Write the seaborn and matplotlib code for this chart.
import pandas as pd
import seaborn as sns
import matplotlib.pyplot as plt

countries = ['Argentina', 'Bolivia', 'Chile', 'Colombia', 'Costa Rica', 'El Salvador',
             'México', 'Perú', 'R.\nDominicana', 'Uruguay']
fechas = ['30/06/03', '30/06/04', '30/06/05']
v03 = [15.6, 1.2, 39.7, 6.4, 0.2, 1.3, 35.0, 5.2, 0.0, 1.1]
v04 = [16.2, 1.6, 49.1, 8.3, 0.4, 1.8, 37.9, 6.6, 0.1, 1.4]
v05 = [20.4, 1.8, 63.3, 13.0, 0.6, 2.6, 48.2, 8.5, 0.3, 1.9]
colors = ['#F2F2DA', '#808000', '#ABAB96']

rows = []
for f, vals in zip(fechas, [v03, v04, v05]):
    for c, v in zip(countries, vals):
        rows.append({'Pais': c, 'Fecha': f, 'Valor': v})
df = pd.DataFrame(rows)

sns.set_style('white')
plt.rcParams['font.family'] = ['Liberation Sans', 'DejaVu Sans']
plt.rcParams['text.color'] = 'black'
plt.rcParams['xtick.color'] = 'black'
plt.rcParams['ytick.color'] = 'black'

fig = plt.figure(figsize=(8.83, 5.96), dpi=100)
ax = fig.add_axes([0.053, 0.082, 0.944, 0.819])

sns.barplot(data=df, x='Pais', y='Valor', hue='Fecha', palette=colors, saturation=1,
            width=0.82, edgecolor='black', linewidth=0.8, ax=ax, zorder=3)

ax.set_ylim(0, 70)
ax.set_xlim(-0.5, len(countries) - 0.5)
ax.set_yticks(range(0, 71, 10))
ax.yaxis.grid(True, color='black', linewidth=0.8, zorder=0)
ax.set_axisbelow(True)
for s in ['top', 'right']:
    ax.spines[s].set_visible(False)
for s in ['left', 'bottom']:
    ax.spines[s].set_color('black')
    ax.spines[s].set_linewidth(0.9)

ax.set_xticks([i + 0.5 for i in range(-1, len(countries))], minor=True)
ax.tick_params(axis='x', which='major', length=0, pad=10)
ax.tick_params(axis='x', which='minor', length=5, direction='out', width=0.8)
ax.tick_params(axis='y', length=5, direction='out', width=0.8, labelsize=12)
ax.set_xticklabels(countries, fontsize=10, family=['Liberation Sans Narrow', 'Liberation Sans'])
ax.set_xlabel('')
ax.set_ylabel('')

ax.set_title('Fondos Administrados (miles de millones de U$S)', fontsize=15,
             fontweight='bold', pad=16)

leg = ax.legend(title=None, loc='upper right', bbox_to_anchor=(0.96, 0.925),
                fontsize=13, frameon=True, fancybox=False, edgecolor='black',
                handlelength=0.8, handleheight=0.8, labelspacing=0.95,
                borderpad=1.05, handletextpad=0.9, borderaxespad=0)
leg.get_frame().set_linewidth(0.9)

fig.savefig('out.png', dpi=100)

The problem:
Reproduce the complete data exactly as presented above.

Worked solution:
Write the seaborn and matplotlib code for this chart.
import pandas as pd
import seaborn as sns
import matplotlib.pyplot as plt

countries = ['Argentina', 'Bolivia', 'Chile', 'Colombia', 'Costa Rica', 'El Salvador',
             'México', 'Perú', 'R.\nDominicana', 'Uruguay']
fechas = ['30/06/03', '30/06/04', '30/06/05']
v03 = [15.6, 1.2, 39.7, 6.4, 0.2, 1.3, 35.0, 5.2, 0.0, 1.1]
v04 = [16.2, 1.6, 49.1, 8.3, 0.4, 1.8, 37.9, 6.6, 0.1, 1.4]
v05 = [20.4, 1.8, 63.3, 13.0, 0.6, 2.6, 48.2, 8.5, 0.3, 1.9]
colors = ['#F2F2DA', '#808000', '#ABAB96']

rows = []
for f, vals in zip(fechas, [v03, v04, v05]):
    for c, v in zip(countries, vals):
        rows.append({'Pais': c, 'Fecha': f, 'Valor': v})
df = pd.DataFrame(rows)

sns.set_style('white')
plt.rcParams['font.family'] = ['Liberation Sans', 'DejaVu Sans']
plt.rcParams['text.color'] = 'black'
plt.rcParams['xtick.color'] = 'black'
plt.rcParams['ytick.color'] = 'black'

fig = plt.figure(figsize=(8.83, 5.96), dpi=100)
ax = fig.add_axes([0.053, 0.082, 0.944, 0.819])

sns.barplot(data=df, x='Pais', y='Valor', hue='Fecha', palette=colors, saturation=1,
            width=0.82, edgecolor='black', linewidth=0.8, ax=ax, zorder=3)

ax.set_ylim(0, 70)
ax.set_xlim(-0.5, len(countries) - 0.5)
ax.set_yticks(range(0, 71, 10))
ax.yaxis.grid(True, color='black', linewidth=0.8, zorder=0)
ax.set_axisbelow(True)
for s in ['top', 'right']:
    ax.spines[s].set_visible(False)
for s in ['left', 'bottom']:
    ax.spines[s].set_color('black')
    ax.spines[s].set_linewidth(0.9)

ax.set_xticks([i + 0.5 for i in range(-1, len(countries))], minor=True)
ax.tick_params(axis='x', which='major', length=0, pad=10)
ax.tick_params(axis='x', which='minor', length=5, direction='out', width=0.8)
ax.tick_params(axis='y', length=5, direction='out', width=0.8, labelsize=12)
ax.set_xticklabels(countries, fontsize=10, family=['Liberation Sans Narrow', 'Liberation Sans'])
ax.set_xlabel('')
ax.set_ylabel('')

ax.set_title('Fondos Administrados (miles de millones de U$S)', fontsize=15,
             fontweight='bold', pad=16)

leg = ax.legend(title=None, loc='upper right', bbox_to_anchor=(0.96, 0.925),
                fontsize=13, frameon=True, fancybox=False, edgecolor='black',
                handlelength=0.8, handleheight=0.8, labelspacing=0.95,
                borderpad=1.05, handletextpad=0.9, borderaxespad=0)
leg.get_frame().set_linewidth(0.9)

fig.savefig('out.png', dpi=100)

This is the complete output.